=== Exercise inputs ===

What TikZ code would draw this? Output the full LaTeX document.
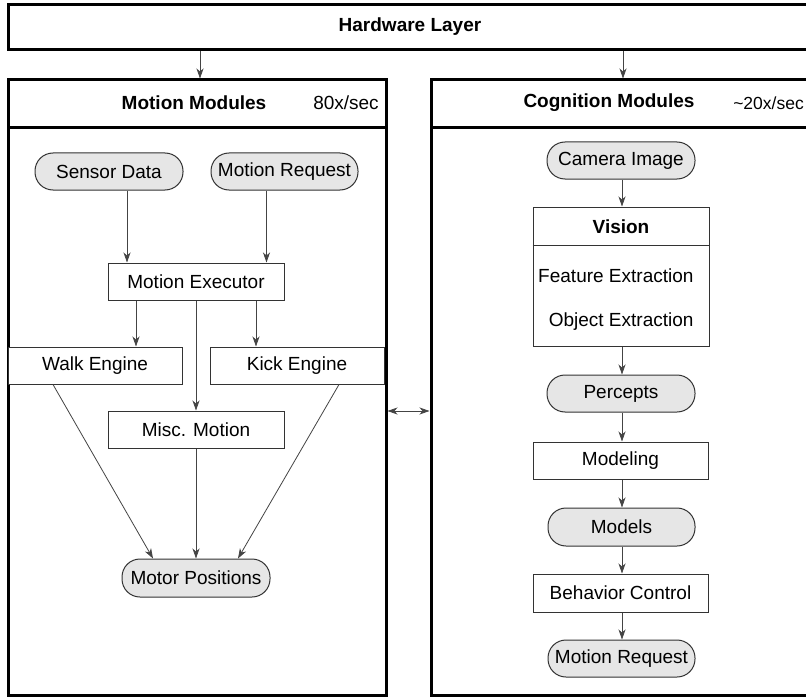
\documentclass[tikz,border=0pt]{standalone}
\usepackage{fontspec}
\setmainfont{Liberation Sans}
\usetikzlibrary{arrows.meta,calc}
\definecolor{pillfill}{HTML}{E6E6E6}
\definecolor{edge}{HTML}{333333}
\definecolor{arrowgray}{HTML}{444444}
\begin{document}
\begin{tikzpicture}[x=1pt,y=-1pt,
  font=\fontsize{19}{22}\selectfont,
  panel/.style={draw=black,line width=3pt,inner sep=0pt},
  pill/.style={draw=edge,fill=pillfill,line width=1pt,rounded corners=18pt,minimum height=37pt,inner sep=0pt},
  boxn/.style={draw=edge,fill=white,line width=1pt,minimum height=37pt,inner sep=0pt},
  arr/.style={draw=arrowgray,line width=0.8pt,-{Stealth[length=10pt,width=7pt,inset=3pt]}},
  arrb/.style={draw=arrowgray,line width=0.8pt,{Stealth[length=10pt,width=7pt,inset=3pt]}-{Stealth[length=10pt,width=7pt,inset=3pt]}},
  ttl/.style={font=\fontsize{19}{22}\selectfont\bfseries}
]
\clip (0,0) rectangle (806,698);
\fill[white] (0,0) rectangle (806,698);

% hardware layer
\node[panel,minimum width=830pt,minimum height=45pt] (hw) at (423,27.5) {};
\node[ttl] (hwt) at (410,27) {Hardware Layer};

% panels
\node[panel,minimum width=378pt,minimum height=615pt] (mm) at (197,387.5) {};
\node[panel,minimum width=400pt,minimum height=615pt] (cog) at (631,387.5) {};
\draw[line width=3pt] (8,128) -- (386,128);
\draw[line width=3pt] (431,128) -- (831,128);
\node[ttl] (mmt) at (194,103) {Motion Modules};
\node (mmr) at (346,103) {80x/sec};
\node[ttl] (cogt) at (609,103) {Cognition Modules};
\node[anchor=east,inner sep=0pt,font=\fontsize{17.5}{21}\selectfont] (cogr) at (804,103) {\textasciitilde20x/sec};

% left panel nodes
\node[pill,minimum width=148pt] (sd) at (109,171.5) {Sensor Data};
\node[pill,minimum width=147pt] (mr) at (284.5,171.5) {Motion Request};
\node[boxn,minimum width=176pt] (me) at (196,281.5) {Motion Executor};
\node[boxn,minimum width=174pt] (we) at (95,365.5) {Walk Engine};
\node[boxn,minimum width=174pt] (ke) at (297,365.5) {Kick Engine};
\node[boxn,minimum width=176pt] (mi) at (196,429.5) {Misc. Motion};
\node[pill,minimum width=148pt,minimum height=38pt] (mp) at (196,578) {Motor Positions};

% right panel nodes
\node[pill,minimum width=148pt] (cam) at (621,160.5) {Camera Image};
\node[draw=edge,line width=1pt,minimum width=176pt,minimum height=139pt,inner sep=0pt] (vis) at (621,276.5) {};
\draw[draw=edge,line width=1pt] (vis.west |- 0,245) -- (vis.east |- 0,245);
\node[ttl] (vist) at (621,226.5) {Vision};
\node[anchor=east] (fe) at (697,276) {Feature Extraction};
\node[anchor=east] (oe) at (697,322) {Object Extraction};
\node[pill,minimum width=148pt] (per) at (621,393.5) {Percepts};
\node[boxn,minimum width=175pt] (mod) at (620.5,460.5) {Modeling};
\node[pill,minimum width=147pt,minimum height=38pt] (mdl) at (621.5,527) {Models};
\node[boxn,minimum width=175pt,minimum height=38pt] (bc) at (620.5,593) {Behavior Control};
\node[pill,minimum width=147pt] (mr2) at (621.5,658.5) {Motion Request};

% connectors: hardware to panels
\draw[arr] (hw.south -| 200,0) -- (mm.north -| 200,0);
\draw[arr] (hw.south -| 623,0) -- (cog.north -| 623,0);

% left connectors
\draw[arr] ([xshift=18pt]sd.south) -- ([xshift=18pt]sd.south |- me.north);
\draw[arr] ([xshift=-18pt]mr.south) -- ([xshift=-18pt]mr.south |- me.north);
\draw[arr] ([xshift=-60pt]me.south) -- ([xshift=-60pt]me.south |- we.north);
\draw[arr] ([xshift=60pt]me.south) -- ([xshift=60pt]me.south |- ke.north);
\draw[arr] (me.south) -- (mi.north);
\draw[arr] ([xshift=-42pt]we.south) -- ([xshift=-43pt]mp.north);
\draw[arr] ([xshift=42pt]ke.south) -- ([xshift=42pt]mp.north);
\draw[arr] (mi.south) -- (mp.north);

% right connectors
\draw[arr] (cam.south -| 622,0) -- (vis.north -| 622,0);
\draw[arr] (vis.south -| 622,0) -- (per.north -| 622,0);
\draw[arr] (per.south -| 622,0) -- (mod.north -| 622,0);
\draw[arr] (mod.south -| 622,0) -- (mdl.north -| 622,0);
\draw[arr] (mdl.south -| 622,0) -- (bc.north -| 622,0);
\draw[arr] (bc.south -| 622,0) -- (mr2.north -| 622,0);

% between panels
\draw[arrb] (mm.east |- 0,411) -- (cog.west |- 0,411);
\end{tikzpicture}
\end{document}
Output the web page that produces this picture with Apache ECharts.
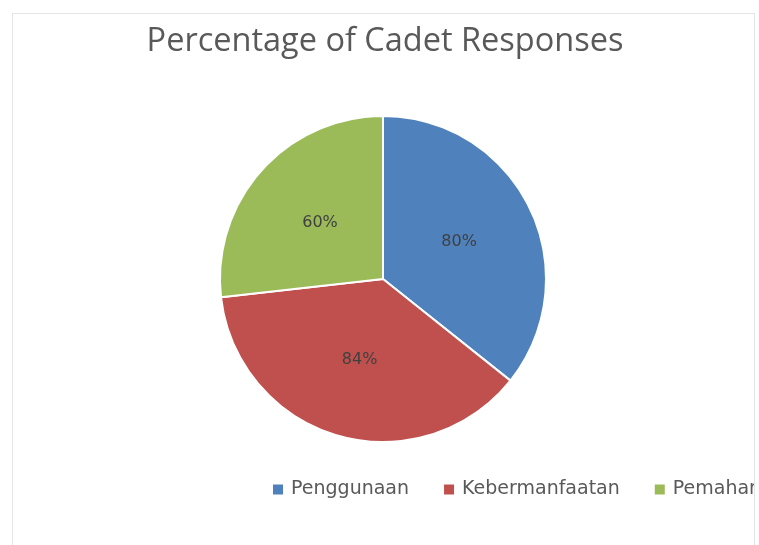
<!DOCTYPE html>
<html>
<head>
<meta charset="utf-8">
<script src="https://cdn.jsdelivr.net/npm/echarts@6/dist/echarts.min.js"></script>
<style>
html,body{margin:0;padding:0;background:#ffffff;width:759px;height:545px;overflow:hidden;}
#clip{position:absolute;left:12px;top:13px;width:741px;height:540px;border-left:1px solid #e4e4e4;border-top:1px solid #e4e4e4;border-right:1px solid #e4e4e4;overflow:hidden;background:#fff;}
#chart{position:absolute;left:-13px;top:-14px;width:900px;height:545px;}
</style>
</head>
<body>
<div id="clip"><div id="chart"></div></div>
<script>
var titleText = 'Percentage of Cadet Responses';
var categories = ['Penggunaan', 'Kebermanfaatan', 'Pemahaman'];
var values = [80, 84, 60];
var colors = ['#4f81bd', '#c0504d', '#9bbb59'];

var chart = echarts.init(document.getElementById('chart'), null, {renderer: 'canvas'});
chart.setOption({
  animation: false,
  backgroundColor: '#ffffff',
  color: colors,
  title: {
    text: titleText,
    left: 380,
    textAlign: 'center',
    top: 20,
    textStyle: {fontFamily: 'Open Sans', fontWeight: 'normal', fontSize: 32.5, color: '#595959'}
  },
  legend: {
    data: categories,
    left: 266,
    top: 475,
    orient: 'horizontal',
    icon: 'rect',
    itemWidth: 12,
    itemHeight: 12,
    itemGap: 33,
    textStyle: {fontFamily: 'DejaVu Sans', fontSize: 19, color: '#595959', padding: [0, 0, 0, 2]}
  },
  series: [{
    type: 'pie',
    center: [383, 279],
    radius: 163,
    startAngle: 90,
    clockwise: true,
    label: {
      show: true,
      position: 'inside',
      formatter: function (p) { return p.value + '%'; },
      fontFamily: 'DejaVu Sans',
      fontSize: 16,
      color: '#404040'
    },
    labelLine: {show: false},
    itemStyle: {borderColor: '#ffffff', borderWidth: 2},
    emphasis: {disabled: true},
    data: categories.map(function (c, i) { return {name: c, value: values[i]}; })
  }]
});
</script>
</body>
</html>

===

What you are asked to do: Quote exactly the lines from the line that contains "Output the web" through the last line of the listing, please, leaving out all pictures.

Correct answer:
Output the web page that produces this picture with Apache ECharts.
<!DOCTYPE html>
<html>
<head>
<meta charset="utf-8">
<script src="https://cdn.jsdelivr.net/npm/echarts@6/dist/echarts.min.js"></script>
<style>
html,body{margin:0;padding:0;background:#ffffff;width:759px;height:545px;overflow:hidden;}
#clip{position:absolute;left:12px;top:13px;width:741px;height:540px;border-left:1px solid #e4e4e4;border-top:1px solid #e4e4e4;border-right:1px solid #e4e4e4;overflow:hidden;background:#fff;}
#chart{position:absolute;left:-13px;top:-14px;width:900px;height:545px;}
</style>
</head>
<body>
<div id="clip"><div id="chart"></div></div>
<script>
var titleText = 'Percentage of Cadet Responses';
var categories = ['Penggunaan', 'Kebermanfaatan', 'Pemahaman'];
var values = [80, 84, 60];
var colors = ['#4f81bd', '#c0504d', '#9bbb59'];

var chart = echarts.init(document.getElementById('chart'), null, {renderer: 'canvas'});
chart.setOption({
  animation: false,
  backgroundColor: '#ffffff',
  color: colors,
  title: {
    text: titleText,
    left: 380,
    textAlign: 'center',
    top: 20,
    textStyle: {fontFamily: 'Open Sans', fontWeight: 'normal', fontSize: 32.5, color: '#595959'}
  },
  legend: {
    data: categories,
    left: 266,
    top: 475,
    orient: 'horizontal',
    icon: 'rect',
    itemWidth: 12,
    itemHeight: 12,
    itemGap: 33,
    textStyle: {fontFamily: 'DejaVu Sans', fontSize: 19, color: '#595959', padding: [0, 0, 0, 2]}
  },
  series: [{
    type: 'pie',
    center: [383, 279],
    radius: 163,
    startAngle: 90,
    clockwise: true,
    label: {
      show: true,
      position: 'inside',
      formatter: function (p) { return p.value + '%'; },
      fontFamily: 'DejaVu Sans',
      fontSize: 16,
      color: '#404040'
    },
    labelLine: {show: false},
    itemStyle: {borderColor: '#ffffff', borderWidth: 2},
    emphasis: {disabled: true},
    data: categories.map(function (c, i) { return {name: c, value: values[i]}; })
  }]
});
</script>
</body>
</html>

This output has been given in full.